Sunday, October 7, 2012

Welcome to UnDeadline

A team of intrepid student journalists has been assembled in response to reports of another low-level zombie outbreak at Utah State University.

For the second year in a row, UnDeadline will cover the human-zombie war without fear or prejudice, said Professor Matthew D. LaPlante, who recruited his Introduction to News Writing students for an assignment that could lead to their undeath.

"It's just so inspiring to see the next generation of journalists face this challenge with such gusto," said LaPlante, who previously served as Transylvania correspondent for the Affiliated Press during the human-vampire wars of the early 2000s. "Really, it makes me sort of thirsty for action."

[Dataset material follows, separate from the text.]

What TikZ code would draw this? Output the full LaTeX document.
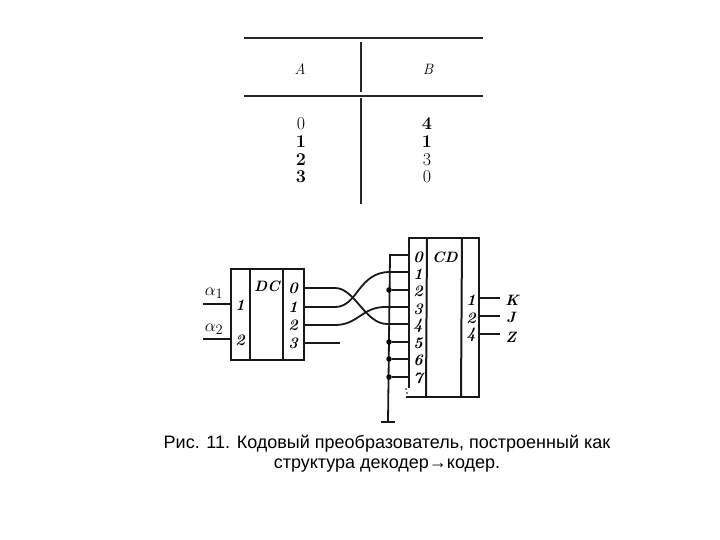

For safety and redundancy, the student reporters have been assembled into multiple news pods. Each pod will be responsible for at least one story each day. 

"Unless, of course, they all have their brains eaten," LaPlante said. "Then I suppose we might have to stand down. Or maybe we could staff up with zombies. Even the undead can follow AP style."

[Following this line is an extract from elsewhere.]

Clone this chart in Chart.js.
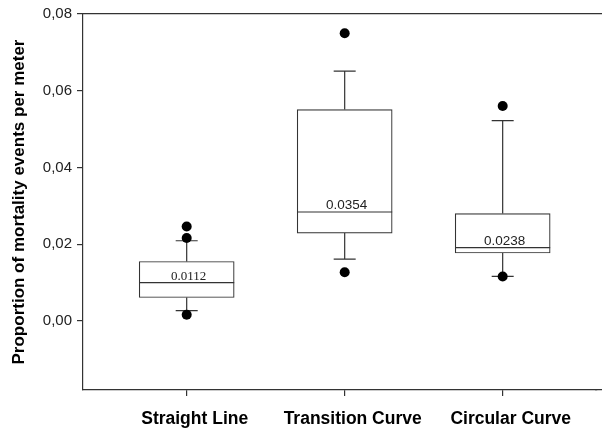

Critics of LaPlante's methods have argued that student journalists are not ready to face the dangers inherent in reporting on a war between the living and the living dead.


But Dale Nicholas, who worked with LaPlante during the first zombie outbreak in Logan, in 2011, said experience is the best teacher.


"Sometimes you have to put yourself in danger to get the great stories, the breaking stories," Nicholas said.


And if some of LaPlante's students wind up as mindless brain-hungry ghouls?


"I guess," Nicholas said, "that's just a risk they'll have to take."